In Franklin, the current store is limited by its size and location, especially with the amount of shoppers there every day, McGuinness said. On the busiest days, shoppers going to Kroger often have to park five or six aisles away from the area in front of the store, he said. Traffic on Westview Drive makes it difficult for people to safely turn in and out of the store. City officials and police have previously called the U.S. 31 and Westview Drive intersection the most dangerous in the city due to the high number of accidents, and Kroger draws a large amount of that local traffic daily.

Kroger is planning to redraw the property lines for the 22-acre lot, so the company will need to get approval from several city boards before it’s cleared for construction. McGuinness expects those approvals could be done by the end of April. Construction on the new store will take months to complete, so the store likely won’t be open in 2015, he said.

McGuinness has wanted a grocery store on the east side to serve residents living closer to the interstate, who now have to travel 3 or 4 miles. While a store would be convenient for those residents, the differences in traffic are pulling grocery stores to U.S. 31, McGuinness said.

About 50,000 vehicles use Interstate 65 at Franklin daily, compared to 30,000 vehicles on U.S. 31. But the traffic on U.S. 31 are local residents who live or work in Franklin or nearby communities. A grocery store isn’t a destination that people are likely to pull off the interstate for, so the local corridor has the advantage, McGuinness said.

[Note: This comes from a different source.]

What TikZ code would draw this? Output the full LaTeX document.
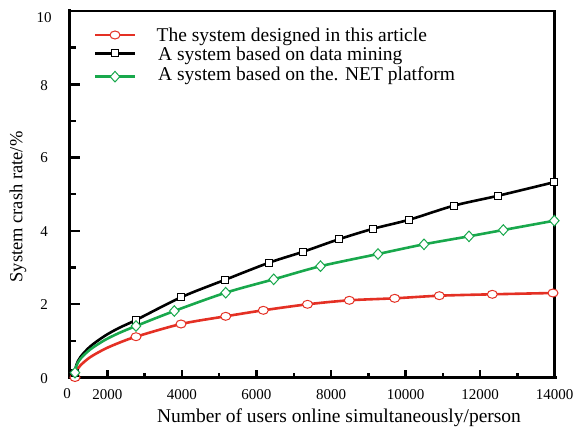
\documentclass[tikz,border=0pt]{standalone}
\usepackage{fontspec}
\setmainfont{Liberation Serif}
\usetikzlibrary{shapes.geometric}
\definecolor{curvered}{RGB}{228,48,36}
\definecolor{curvegreen}{RGB}{24,168,76}
\begin{document}
\begin{tikzpicture}[x=1pt,y=-1pt,
  curve/.style={line width=2.6pt, line join=round, line cap=round},
  redmark/.style={ellipse, draw=curvered, fill=white, line width=1pt, minimum width=10pt, minimum height=8pt, inner sep=0pt},
  blackmark/.style={rectangle, draw=black, fill=white, line width=1pt, minimum size=7pt, inner sep=0pt},
  greenmark/.style={diamond, draw=curvegreen, fill=white, line width=1pt, minimum width=10pt, minimum height=11pt, inner sep=0pt},
  ticklabel/.style={font=\fontsize{15}{18}\selectfont, inner sep=0pt},
  legendtext/.style={font=\fontsize{19.5}{22}\selectfont, anchor=base west, inner sep=0pt},
  axistitle/.style={font=\fontsize{19.5}{22}\selectfont, inner sep=0pt},
  axisline/.style={line width=3.6pt},
  tickline/.style={line width=2.4pt}]
\useasboundingbox (0,0) rectangle (574,431);

% frame
\draw[line width=2.8pt] (69.5,11) -- (554.7,11) -- (554.7,377.5);
\draw[axisline, line cap=rect] (69.5,11) -- (69.5,377.5) -- (554.7,377.5);

% y ticks
\foreach \k in {0,2,...,10} \draw[tickline] (69.5,{377.5-36.65*\k}) -- ++(10,0);
\foreach \k in {1,3,...,9} \draw[tickline] (69.5,{377.5-36.65*\k}) -- ++(6,0);
% x ticks
\foreach \i in {0,...,6} \draw[tickline] ({107.3+74.57*\i},377.5) -- ++(0,-8);
\foreach \i in {0,...,5} \draw[tickline] ({144.6+74.57*\i},377.5) -- ++(0,-4.5);

% y tick labels
\foreach \k/\yy in {0/378.5,2/305,4/231.5,6/158,8/85.5,10/17.5}
  \node[ticklabel] (ylab\k) at (44,\yy) {\k};
% x tick labels
\node[ticklabel] (xlab0) at (67,394) {0};
\foreach \v [count=\i from 0] in {2000,4000,6000,8000,10000,12000,14000}
  \node[ticklabel] (xlab\v) at ({107.3+74.57*\i},395) {\v};

% axis titles
\node[axistitle] (xtitle) at (339,418) {Number of users online simultaneously/person};
\node[axistitle, rotate=90, font=\fontsize{18.5}{22}\selectfont] (ytitle) at (18,207) {System crash rate/\%};

% curves
\draw[curve, curvered] plot[smooth, tension=0.5] coordinates {(75,377.5) (76.4,371.4) (80.5,365.3) (90.3,357.1) (104.9,348.9) (119.1,342.8) (136,336.7) (181,324) (225.7,316.3) (263.3,310.3) (307.5,304.3) (349.3,300.3) (394.7,298.3) (439.3,295.7) (492.3,294.3) (553,293)};
\draw[curve, black] plot[smooth, tension=0.5] coordinates {(75,372.7) (76.4,364.8) (80.5,356.9) (90.3,346.4) (104.9,335.8) (119.1,327.9) (136,320) (181,297.3) (225.3,279.7) (269,262.7) (303.3,251.7) (338.7,239.3) (373.3,228.7) (409.3,219.7) (453.7,205.7) (498.3,195.7) (553.7,182.3)};
\draw[curve, curvegreen] plot[smooth, tension=0.5] coordinates {(75,372.7) (76.4,365.7) (80.5,358.7) (90.3,349.4) (104.9,340) (119.1,333) (136,326) (174.3,311) (225.7,292.7) (273.7,279.3) (320.5,266.2) (378,254) (424,244.3) (469,236.3) (503.3,230) (554.3,220.7)};

% markers
\foreach \p [count=\i] in {(75,377.5),(136,336.7),(181,324),(225.7,316.3),(263.3,310.3),(307.5,304.3),(349.3,300.3),(394.7,298.3),(439.3,295.7),(492.3,294.3),(553,293)}
  \node[redmark] (r\i) at \p {};
\foreach \p [count=\i] in {(75,372.7),(136,320),(181,297.3),(225.3,279.7),(269,262.7),(303.3,251.7),(338.7,239.3),(373.3,228.7),(409.3,219.7),(453.7,205.7),(498.3,195.7),(553.7,182.3)}
  \node[blackmark] (b\i) at \p {};
\foreach \p [count=\i] in {(75,372.7),(136,326),(174.3,311),(225.7,292.7),(273.7,279.3),(320.5,266.2),(378,254),(424,244.3),(469,236.3),(503.3,230),(554.3,220.7)}
  \node[greenmark] (g\i) at \p {};

% legend
\coordinate (l1a) at (95,35);   \coordinate (l1b) at (135,35);
\coordinate (l2a) at (95,53.3); \coordinate (l2b) at (135,53.3);
\coordinate (l3a) at (95,76.7); \coordinate (l3b) at (135,76.7);
\draw[curve, curvered, line cap=butt] (l1a) -- (l1b);
\draw[curve, black, line cap=butt] (l2a) -- (l2b);
\draw[curve, curvegreen, line cap=butt] (l3a) -- (l3b);
\node[redmark] (lm1) at (115,35) {};
\node[blackmark] (lm2) at (115,53.3) {};
\node[greenmark] (lm3) at (115,76.7) {};
\node[legendtext] (lt1) at (156.5,41.7) {The system designed in this article};
\node[legendtext] (lt2) at (158,60) {A system based on data mining};
\node[legendtext] (lt3) at (158,81) {A system based on the. NET platform};
\end{tikzpicture}
\end{document}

“It’s a center of attraction, it’s high traffic. A lot of car counts drive by the potential store and most of that traffic is local. When you do vehicle studies and car counts out by the interstate, not all of those are local traffic,” McGuinness said.

The city also will have to wait for someone to fill the empty store once Kroger moves to its new location. Those large commercial spaces have proven difficult to fill after a grocery store or big-box store closes because they’re typically too big for a single business to fill, unless it’s another big-box store.

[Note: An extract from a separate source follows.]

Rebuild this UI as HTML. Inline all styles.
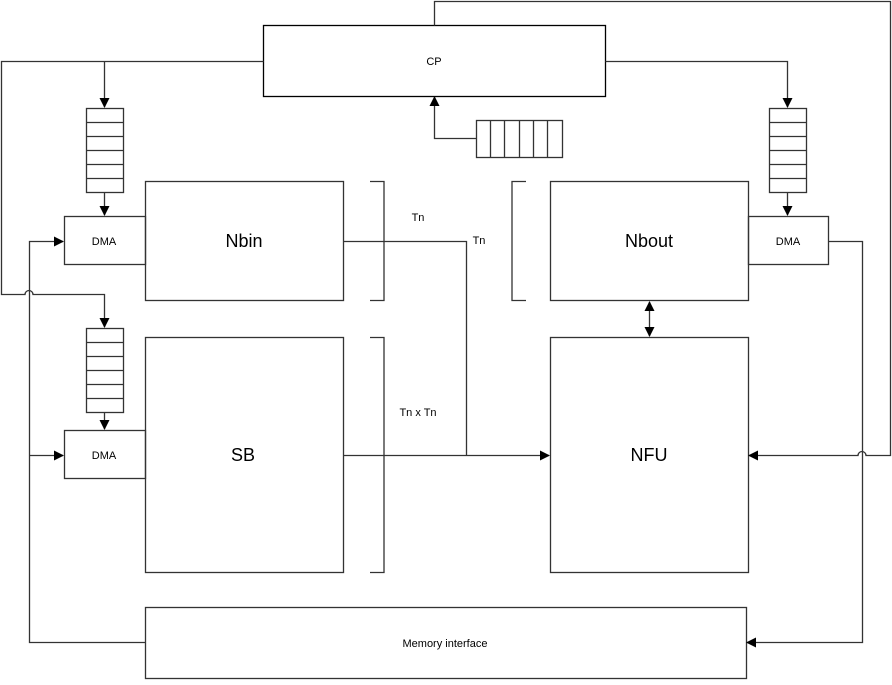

McGuinness expressed his concern about the large vacancy with Kroger and the company said it will work with the strip mall owner to try to find a new tenant for the site.

“They’re going to work with (the landlord) on what’s the resolution for this building. Is there another box store that’s interested? Do you break it off into three or four different storefronts? Are they interested in selling that portion of the building?” McGuinness said.